[Dataset excerpt]
- - - - - - -

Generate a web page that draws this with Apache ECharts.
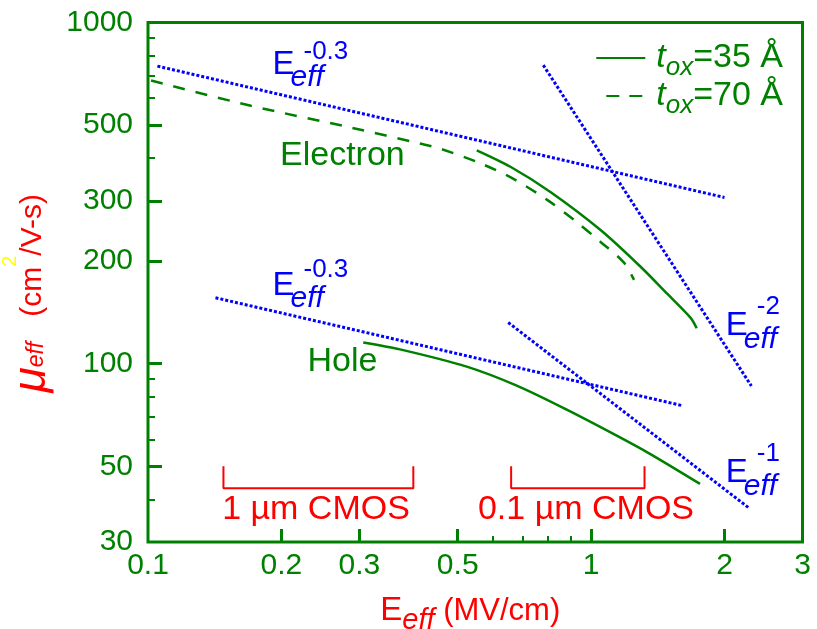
<!DOCTYPE html>
<html><head><meta charset="utf-8">
<script src="https://cdn.jsdelivr.net/npm/echarts@6/dist/echarts.min.js"></script>
<style>html,body{margin:0;padding:0;background:#fff}#c{width:817px;height:629px}</style>
</head><body><div id="c"></div>
<script>
// ---- data ----
const xTickValues = [0.1, 0.2, 0.3, 0.5, 1, 2, 3];
const xTickLabels = ['0.1', '0.2', '0.3', '0.5', '1', '2', '3'];
const xMajorTicks = [0.2, 0.3, 0.5, 1, 2];
const xMinorTicks = [0.6, 0.7, 0.8, 0.9];
const yTickValues = [30, 50, 100, 200, 300, 500, 1000];
const yTickLabels = ['30', '50', '100', '200', '300', '500', '1000'];
const yMajorTicks = [50, 100, 200, 300, 500];
const yMinorTicks = [40, 60, 70, 80, 90, 400, 600, 700, 800, 900];

const electron35E  = [0.552, 0.659, 0.811, 1.052, 1.295, 1.487, 1.679, 1.731];
const electron35Mu = [422, 377, 318, 246, 192, 160, 136, 127];
const electron70E  = [0.1016, 0.1707, 0.287, 0.413, 0.458, 0.564, 0.668, 0.799, 0.928, 1.052, 1.185, 1.25];
const electron70Mu = [676, 570, 492, 441, 426, 386, 348, 301, 260, 227, 198, 176];
const hole35E  = [0.306, 0.3704, 0.5239, 0.6795, 0.881, 1.1424, 1.3578, 1.7614];
const hole35Mu = [115.4, 110.1, 98.0, 86.2, 73.3, 61.5, 54.4, 44.4];

const elecPow03E = [0.105, 2.0];   const elecPow03Mu = [745, 307];
const elecPow2E  = [0.78, 2.3];    const elecPow2Mu  = [750, 86];
const holePow03E = [0.142, 1.6];   const holePow03Mu = [156, 75.4];
const holePow1E  = [0.65, 2.28];   const holePow1Mu  = [132, 37.6];

const cmos1E  = [0.148, 0.148, 0.397, 0.397]; const cmos1Mu  = [50, 43.1, 43.1, 50];
const cmos01E = [0.66, 0.66, 1.32, 1.32];     const cmos01Mu = [50, 43.1, 43.1, 50];

// ---- styling ----
const GREEN = '#008000', RED = '#ff0000', BLUE = '#0000ff', YELLOW = '#ffff00';
const FF = '"Liberation Sans", Arial, Helvetica, sans-serif';
const zip = (a, b) => a.map((v, i) => [v, b[i]]);
const fmt = (vals, labels) => v => {
  for (let i = 0; i < vals.length; i++) {
    if (Math.abs(v - vals[i]) < 1e-6 * vals[i]) return labels[i];
  }
  return '';
};

function lineSeries(name, xs, ys, color, type, width, smooth) {
  return {
    type: 'line', name, data: zip(xs, ys), symbol: 'none', smooth: smooth || false,
    lineStyle: { color, width, type }, itemStyle: { color }, silent: true, z: 3
  };
}

const chart = echarts.init(document.getElementById('c'));

function effLabel(x, yE, yEff, ySup, sup) {
  return [
    { type: 'text', x: x, y: yE, style: { text: 'E', fontSize: 33, fontFamily: FF, fill: BLUE, align: 'left', verticalAlign: 'middle' } },
    { type: 'text', x: x + 18, y: yEff, style: { text: 'eff', fontSize: 30, fontStyle: 'italic', fontFamily: FF, fill: BLUE, align: 'left', verticalAlign: 'middle' } },
    { type: 'text', x: x + 31, y: ySup, style: { text: sup, fontSize: 26, fontFamily: FF, fill: BLUE, align: 'left', verticalAlign: 'middle' } }
  ];
}
function plainText(text, x, y, size, color, align) {
  return { type: 'text', x, y, style: { text, fontSize: size, fontFamily: FF, fill: color, align: align || 'left', verticalAlign: 'middle' } };
}

const option = {
  animation: false,
  backgroundColor: '#fff',
  grid: { left: 148, top: 22.5, right: 14.5, bottom: 87, containLabel: false, outerBoundsMode: 'none',
          show: true, borderColor: GREEN, borderWidth: 3, backgroundColor: 'transparent' },
  xAxis: [{
    type: 'log', logBase: 10, min: 0.1, max: 3, position: 'bottom',
    axisLine: { show: false },
    axisTick: { show: true, inside: true, length: 13, customValues: xMajorTicks, lineStyle: { color: GREEN, width: 3 } },
    axisLabel: { customValues: xTickValues, formatter: fmt(xTickValues, xTickLabels), color: GREEN, fontSize: 30, fontFamily: FF, margin: 9, showMinLabel: true, showMaxLabel: true },
    splitLine: { show: false }, minorTick: { show: false }, minorSplitLine: { show: false },
    name: '{E|E}{eff|eff}{n| (MV/cm)}', nameLocation: 'middle', nameGap: 45,
    nameTextStyle: { rich: {
      E: { fontSize: 33, color: RED, fontFamily: FF },
      eff: { fontSize: 29, fontStyle: 'italic', color: RED, fontFamily: FF, padding: [19, 0, 0, 0] },
      n: { fontSize: 31, color: RED, fontFamily: FF, padding: [0, 10, 0, 0] }
    } }
  }, {
    type: 'log', logBase: 10, min: 0.1, max: 3, position: 'bottom',
    axisLine: { show: false },
    axisTick: { show: true, inside: true, length: 6, customValues: xMinorTicks, lineStyle: { color: GREEN, width: 2 } },
    axisLabel: { show: false }, splitLine: { show: false }
  }],
  yAxis: [{
    type: 'log', logBase: 10, min: 30, max: 1000, position: 'left',
    axisLine: { show: false },
    axisTick: { show: true, inside: true, length: 14, customValues: yMajorTicks, lineStyle: { color: GREEN, width: 3 } },
    axisLabel: { customValues: yTickValues, formatter: fmt(yTickValues, yTickLabels), color: GREEN, fontSize: 30, fontFamily: FF, margin: 15, showMinLabel: true, showMaxLabel: true },
    splitLine: { show: false }, minorTick: { show: false }, minorSplitLine: { show: false },
    name: '{mu|μ}{eff|eff}{sp|   }{n|(cm}{two|2}{m|/V-s)}', nameLocation: 'middle', nameRotate: 90, nameGap: 69,
    nameTextStyle: { rich: {
      mu: { fontSize: 46, fontStyle: 'italic', color: RED, fontFamily: FF },
      eff: { fontSize: 23, fontStyle: 'italic', color: RED, fontFamily: FF, padding: [8, 0, 0, 0] },
      sp: { fontSize: 30, color: RED, fontFamily: FF },
      n: { fontSize: 30, color: RED, fontFamily: FF },
      m: { fontSize: 30, color: RED, fontFamily: FF, padding: [0, 22, 0, 0] },
      two: { fontSize: 20, color: YELLOW, fontFamily: FF, padding: [0, 0, 43, 0] }
    } }
  }, {
    type: 'log', logBase: 10, min: 30, max: 1000, position: 'left',
    axisLine: { show: false },
    axisTick: { show: true, inside: true, length: 7, customValues: yMinorTicks, lineStyle: { color: GREEN, width: 2 } },
    axisLabel: { show: false }, splitLine: { show: false }
  }],
  legend: {
    orient: 'vertical', right: 34, top: 35, padding: 0, itemGap: -8, itemWidth: 49, itemHeight: 14,
    selectedMode: false, align: 'left',
    itemStyle: { opacity: 0 },
    data: [
      { name: '35 Å' },
      { name: '70 Å', lineStyle: { type: [13, 10], dashOffset: 13 } }
    ],
    formatter: name => '{t|t}{ox|ox}{n|=' + name + '}',
    textStyle: { color: GREEN, rich: {
      t: { fontSize: 34, fontStyle: 'italic', color: GREEN, fontFamily: FF, lineHeight: 32, padding: [0, 0, 0, 6] },
      ox: { fontSize: 26, fontStyle: 'italic', color: GREEN, fontFamily: FF, lineHeight: 14, padding: [20, 0, 0, 0] },
      n: { fontSize: 34, color: GREEN, fontFamily: FF, lineHeight: 32 }
    } }
  },
  series: [
    lineSeries('35 Å', electron35E, electron35Mu, GREEN, 'solid', 2.5, 0.3),
    lineSeries('70 Å', electron70E, electron70Mu, GREEN, [12, 11], 2.5, 0.3),
    lineSeries('35 Å', hole35E, hole35Mu, GREEN, 'solid', 2.5, 0.3),
    lineSeries('E-0.3 electron', elecPow03E, elecPow03Mu, BLUE, [3, 2], 3),
    lineSeries('E-2 electron', elecPow2E, elecPow2Mu, BLUE, [3, 2], 3),
    lineSeries('E-0.3 hole', holePow03E, holePow03Mu, BLUE, [3, 2], 3),
    lineSeries('E-1 hole', holePow1E, holePow1Mu, BLUE, [3, 2], 3),
    lineSeries('1 um CMOS', cmos1E, cmos1Mu, RED, 'solid', 2),
    lineSeries('0.1 um CMOS', cmos01E, cmos01Mu, RED, 'solid', 2)
  ],
  graphic: { elements: [
    plainText('Electron', 280, 156, 34, GREEN),
    plainText('Hole', 307.5, 362, 34, GREEN),
    plainText('1 µm CMOS', 316, 509.5, 34, RED, 'center'),
    plainText('0.1 µm CMOS', 586, 509.5, 34, RED, 'center'),
    ...effLabel(272.5, 65.1, 78, 51.4, '-0.3'),
    ...effLabel(272.5, 286.4, 298.3, 269.7, '-0.3'),
    ...effLabel(725.8, 326.4, 340, 306.4, '-2'),
    ...effLabel(725.8, 473.1, 486.7, 454.1, '-1')
  ] }
};
chart.setOption(option);
</script></body></html>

- - - - - - -

[Problem] Your task is to restate word for word the lines from the top of the data to the line containing "61.5, 54.4, 44.4];", both ends included, with every picture left out.

[Expected answer]
Generate a web page that draws this with Apache ECharts.
<!DOCTYPE html>
<html><head><meta charset="utf-8">
<script src="https://cdn.jsdelivr.net/npm/echarts@6/dist/echarts.min.js"></script>
<style>html,body{margin:0;padding:0;background:#fff}#c{width:817px;height:629px}</style>
</head><body><div id="c"></div>
<script>
// ---- data ----
const xTickValues = [0.1, 0.2, 0.3, 0.5, 1, 2, 3];
const xTickLabels = ['0.1', '0.2', '0.3', '0.5', '1', '2', '3'];
const xMajorTicks = [0.2, 0.3, 0.5, 1, 2];
const xMinorTicks = [0.6, 0.7, 0.8, 0.9];
const yTickValues = [30, 50, 100, 200, 300, 500, 1000];
const yTickLabels = ['30', '50', '100', '200', '300', '500', '1000'];
const yMajorTicks = [50, 100, 200, 300, 500];
const yMinorTicks = [40, 60, 70, 80, 90, 400, 600, 700, 800, 900];

const electron35E  = [0.552, 0.659, 0.811, 1.052, 1.295, 1.487, 1.679, 1.731];
const electron35Mu = [422, 377, 318, 246, 192, 160, 136, 127];
const electron70E  = [0.1016, 0.1707, 0.287, 0.413, 0.458, 0.564, 0.668, 0.799, 0.928, 1.052, 1.185, 1.25];
const electron70Mu = [676, 570, 492, 441, 426, 386, 348, 301, 260, 227, 198, 176];
const hole35E  = [0.306, 0.3704, 0.5239, 0.6795, 0.881, 1.1424, 1.3578, 1.7614];
const hole35Mu = [115.4, 110.1, 98.0, 86.2, 73.3, 61.5, 54.4, 44.4];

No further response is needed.